In all my years of travelling, I've never come across a Chinatown I didn't like. There's always an element of cool attached and the vibe is lively and full of positive energy.
Chinatown in Bangkok is my favorite place in the city. It never disappoints. Every trip promises a new and exciting find; every trip an adventure. A person can walk for hours, even days, and continually stumble upon hidden alleys, restaurants slightly larger than phone booths, and come across things rarely seen.
The doors to one Chinese hangout, which happens to be above Tesco-Lotus, are tucked away and hidden from plain view. In fact, on my subsequent return, I only managed to find the entrance after walking up and down the street and looking at each and every door. One would assume any building with a Tesco Lotus has to be easy to find, right?
Walk inside, make a sharp right away from Tesco Lotus and go up the escalators. In the past, the escalators carried a handful of the curious and those in the know up and down. Nowadays, the escalators are locked stiff and human power is required.
At the top of the escalators are massage parlors. Traditional massage parlors, supposedly, but I'm guessing (only guessing) if you were bring up the subject of a happy ending, you might be taken to a secret room in the back. In the past there were around ten massage parlors and four or five restaurants, two with karaoke. Now many of the massage parlors have given way for makeshift restaurants and coffee shops; cheap tables and plastic chairs are abound. Chinese women work the customers and cackles and smiles are abundant.

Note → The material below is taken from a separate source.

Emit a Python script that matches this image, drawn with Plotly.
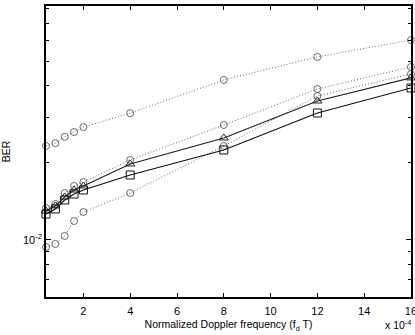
import plotly.graph_objects as go

fd = [0.4, 0.8, 1.2, 1.6, 2, 4, 8, 12, 16]

ber_top_circ = [0.0233, 0.0239, 0.0253, 0.0264, 0.0276, 0.0313, 0.0422, 0.0519, 0.0604]
ber_mid_circ = [0.01334, 0.01382, 0.01526, 0.01625, 0.01685, 0.02054, 0.02813, 0.0389, 0.04741]
ber_tri = [0.01298, 0.01358, 0.01472, 0.01568, 0.01625, 0.01981, 0.02503, 0.03491, 0.04295]
ber_sq = [0.01263, 0.01322, 0.01433, 0.01512, 0.01568, 0.01794, 0.02247, 0.03134, 0.03925]
ber_low_circ = [0.00939, 0.00965, 0.01037, 0.01186, 0.01286, 0.01526, 0.02329, 0.03651, 0.04451]

x_ticks = [2, 4, 6, 8, 10, 12, 14, 16]
y_major = [0.01]
y_major_text = ["10<sup>-2</sup>"]
y_minor = [0.006, 0.007, 0.008, 0.009, 0.02, 0.03, 0.04, 0.05, 0.06, 0.07, 0.08]

FONT = "Liberation Sans, Arial, Helvetica, sans-serif"
dot_col = "#6a6a6a"

fig = go.Figure()

def add(y, symbol, dash, color, width, msize):
    fig.add_trace(go.Scatter(
        x=fd, y=y, mode="lines+markers", cliponaxis=False,
        line=dict(color=color, width=width, dash=dash),
        marker=dict(symbol=symbol, size=msize, color=color,
                    line=dict(color=color, width=1)),
        showlegend=False))

add(ber_top_circ, "circle-open", "1px,2px", dot_col, 1, 7)
add(ber_low_circ, "circle-open", "1px,2px", dot_col, 1, 7)
add(ber_mid_circ, "circle-open", "1px,2px", dot_col, 1, 7)
add(ber_tri, "triangle-up-open", "solid", "#222222", 1.2, 8)
add(ber_sq, "square-open", "solid", "#111111", 1.2, 8)

fig.update_layout(
    width=415, height=335,
    margin=dict(l=46, r=4, t=6, b=38),
    paper_bgcolor="white", plot_bgcolor="white",
    font=dict(family=FONT, size=11, color="black"),
    xaxis=dict(
        range=[0.4, 16.001], tickvals=x_ticks, ticktext=[str(v) for v in x_ticks],
        ticks="inside", ticklen=4, tickcolor="black",
        showline=True, linecolor="black", linewidth=1.5, mirror="ticks",
        showgrid=False, zeroline=False, ticklabeloverflow="allow", automargin=False,
        ticklabelstandoff=3,
        tickfont=dict(size=11),
        title=dict(text="Normalized Doppler frequency (f<sub>d</sub> T)",
                   font=dict(size=10.5), standoff=5),
    ),
    yaxis=dict(
        type="log", range=[-2.2227, -1.086],
        tickvals=y_major, ticktext=y_major_text,
        ticks="inside", ticklen=5, tickcolor="black",
        minor=dict(tickvals=y_minor, ticks="inside", ticklen=3, tickcolor="black", showgrid=False),
        showline=True, linecolor="black", linewidth=1.5, mirror="ticks",
        showgrid=False, zeroline=False, automargin=False,
        tickfont=dict(size=11),
        title=dict(text="BER", font=dict(size=10.5), standoff=10),
    ),
)

fig.add_annotation(x=1.0, y=0, xref="paper", yref="paper", xanchor="right", yanchor="middle",
                   yshift=-27, xshift=2, showarrow=False,
                   text="x 10<sup>-4</sup>", font=dict(size=10.5))

fig.write_html("out.html", config={"displayModeBar": False},
               post_script="document.body.style.margin='0px';document.body.style.overflow='hidden';")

There is Chinese music playing and there are karaoke singers who sound like sick dogs yet think they sound like Andy Lau or Jacky Cheung. A few seconds of karaoke and garbled Chinese words floating through the air is all it takes to bring inscrutable pain to my ears.

In between the gaudy restaurants, massage parlors, chunky prostitutes with clown makeup, and the tiny plastic chairs, there are Chinese goods. Mostly junk but undeniably Chinese. There are even framed photographs of The Great Leader - oops, that's the now deceased North Korean jackass with an equally moronic son - there are photos of many of China's leaders, all dressed in military garb.

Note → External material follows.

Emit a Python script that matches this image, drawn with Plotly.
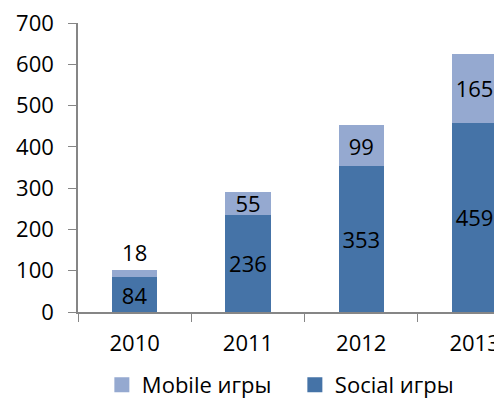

The hookers, oops, another mistake...I mean the waitresses, kneel down on the ground to cook. Seems the tables are for customers and coffee machines, the floor is for woks and the Chinese food in them. The 50 or so senior citizens sitting around don't seem to mind, so neither should you. I had a guy who didn't look a day over 102 ask me if I wanted to drink whiskey and get shitfaced with him. Had it not been 11AM, I might have accepted. It might have been fun, not to mention an adventure, getting hammered with a Chinese guy old enough to be my great-great-great grandfather.
I love this place! There's a whole lot of nothing going on in the place but it sure is fun to sit and watch the nothingness.
If you want to kill an hour or two in Chinatown, this is the place to do so. It's air-conditioned, provides free entertainment (for those with eyes and/or ears), you can get a happy massage, and there's even some halfway decent food and espresso.
I brought my mother and sister here and they couldn't stop laughing. It's that kinda place.
Do not be surprised if a one or more Chinese women who look like Bozo the Clown walk up to you and ask where you come from. Tell her Eritrea...that should shoo her away. Unless...nah, my readers have better taste than...well, maybe not. If men will fall in love with Thai bar girls and lose their shirts, falling for a Chinese hooker working with 80-year-old men might not be out of the question.
To get to this old person's hangout:
Coming from the entrance to Chinatown on Yaowarat Road, walk to Soi Mangkon. Walk back a few steps and look for a door set in to the building. That's the place. You can also take a right at Soi Mangkon, then look for another small door. There's a big sign on the building facing Yaowarat Road. It very clearly says TESCO LOTUS...but I never knew it was there until I Googled Tesco Lotus.